What a marvellous place! Every day is magic on this planet. Every day is a new day… with no memory of what happened the day before… nor any thought to what will happen tomorrow. People are ready to believe whatever makes their day more enjoyable… no matter how absurd.
http://www.dailyreckoning.co.uk/economic-forecasts/2009-bear-market-delusion-53541.html
BTW today is forecast to be warmer 🙂
The data above came from the links here – Latest Weather Observations for the Sydney Area
Steve Berry (13:58:10) :
TonyB2. No, don’t worry, we only actually get about 3% of our gas from Russia. The UK has to worry about 5-10 years time – when we still haven’t made the plunge to go nuclear AND coal. Then the lights will go out.
That will also be when Chicken Little comes home to roost – I would expect a massive public backlash by the UK public vs anyone who happens to be an available target.
What are the options if the UK domestic power supply is inadequate by 2013+, – run lines from France? What happens to UK industry/economy if the power supply is intermittent?
Melbourne has been cooler, while Perth and to a lesser extant Sydney have been warmer.
Dec 08 mean for Mel 23.3 Long term mean 25.2 9 (ie -0.9`C)
Jan 09 mean (so far) 23.9 Long term mean 25.9 (ie -2.0`C)
Todays only 24 and tomorrow’s 19 and nothing over 30ish in the 7 day forecast.
Flanagan, I think this is an issue of perception.

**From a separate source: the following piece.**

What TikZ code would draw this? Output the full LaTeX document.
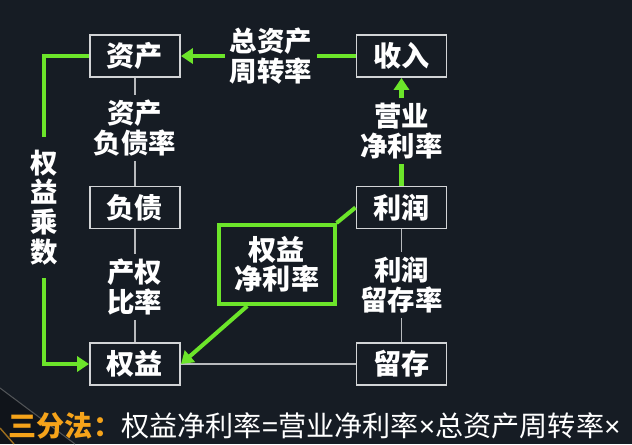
\documentclass[tikz,border=0pt]{standalone}
\usepackage{fontspec}
\setmainfont{Noto Sans CJK SC}
\newfontfamily\opfont{Liberation Sans}
\usetikzlibrary{arrows.meta,calc}
\definecolor{bg}{HTML}{161C24}
\definecolor{lime}{HTML}{6CE52A}
\definecolor{boxline}{HTML}{D2D4D6}
\definecolor{wire}{HTML}{B8BABD}
\definecolor{gold}{HTML}{F5A31A}
\newcommand{\eqsign}{{\opfont =}}
\newcommand{\timessign}{{\opfont ×}}

\begin{document}
\begin{tikzpicture}[x=0.01cm,y=-0.01cm,
  item/.style={draw=boxline, line width=0.55pt, fill=bg, text=white,
    minimum width=0.9cm, minimum height=0.42cm, inner sep=0pt,
    font=\fontsize{8}{8.4}\selectfont\bfseries},
  roebox/.style={draw=lime, line width=1.15pt, fill=bg, text=white, align=center,
    minimum width=1.15cm, minimum height=0.79cm, inner sep=0pt,
    font=\fontsize{8}{8.2}\selectfont\bfseries},
  ratio/.style={text=white, align=center, inner sep=1.2pt,
    font=\fontsize{7.8}{8.4}\selectfont\bfseries},
  link/.style={draw=wire, line width=0.45pt},
  flow/.style={draw=lime, line width=1.15pt},
  tip/.style={-{Triangle[length=3.4pt,width=4.3pt]}},
]
\clip (0,0) rectangle (632,444);
\fill[bg] (0,0) rectangle (632,444);

% corner decoration of the slide
\fill[black, opacity=0.25] (0,388) -- (75,444) -- (0,444) -- cycle;
\draw[gray!55!bg, line width=0.3pt] (0,388) -- (75,444);
\draw[gold!60!bg, line width=0.4pt] (0,428) -- (14,444);

% boxes
\node[item] (za) at (135,56) {资产};
\node[item] (sr) at (401.5,56) {收入};
\node[item] (fz) at (135,207.5) {负债};
\node[item] (lr) at (401.5,207.5) {利润};
\node[item] (qy) at (135,364) {权益};
\node[item] (lc) at (401.5,364) {留存};
\node[roebox] (roe) at (277,264.5) {权益\\净利率};

% ratio labels
\node[ratio] (zzl) at (271,56) {总资产\\周转率};
\node[ratio] (zfl) at (135,128) {资产\\负债率};
\node[ratio] (yjl) at (401.5,131) {营业\\净利率};
\node[ratio] (cql) at (135,287) {产权\\比率};
\node[ratio] (lcl) at (401.5,285) {利润\\留存率};
\node[ratio, inner ysep=3.5pt, font=\fontsize{7.8}{8.5}\selectfont\bfseries] (qcs) at (44,207.5) {权\\益\\乘\\数};

% thin connectors
\draw[link] (za) -- (zfl);
\draw[link] (zfl) -- (fz);
\draw[link] (fz) -- (cql);
\draw[link] (cql) -- (qy);
\draw[link] (lr) -- (lcl);
\draw[link] (lcl) -- (lc);
\draw[link] (qy) -- (lc);

% green flows
\draw[flow] (sr) -- (zzl);
\draw[flow,tip] (zzl) -- (za);
\draw[flow] (lr) -- (yjl);
\draw[flow,tip] (yjl) -- (sr);
\draw[flow] (za.west) -| (qcs.north);
\draw[flow,tip] (qcs.south) |- (qy.west);
\draw[flow] (lr.west) -- (roe.north east);
\coordinate (roeout) at ($(roe.south west)!0.25!(roe.south east)$);
\draw[flow,tip] (roeout) -- (qy.east);

% formula
\node[anchor=west, inner sep=0pt, text=white, font=\fontsize{8}{8}\selectfont] (eq) at (8,426)
  {\textcolor{gold}{\bfseries 三分法：}权益净利率\eqsign 营业净利率\timessign 总资产周转率\timessign};
\end{tikzpicture}
\end{document}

Every slight upward blip is proclaimed in the media as the beginning of the end of the world. Every story about cooler weather is generally buried on page 40 or so. A site like this can at least bring balance to the reporting of weather by pointing out some of the meteorological events that due to not being part of current popular meme don’t get attention.
People here are generally aware that weather events are not always significant in terms of climate, however given the one sided nature of media reporting on this issue, I think this site perfoms a good service in providing some semblance of balance to the reporting of what is occuring with our weather/climate.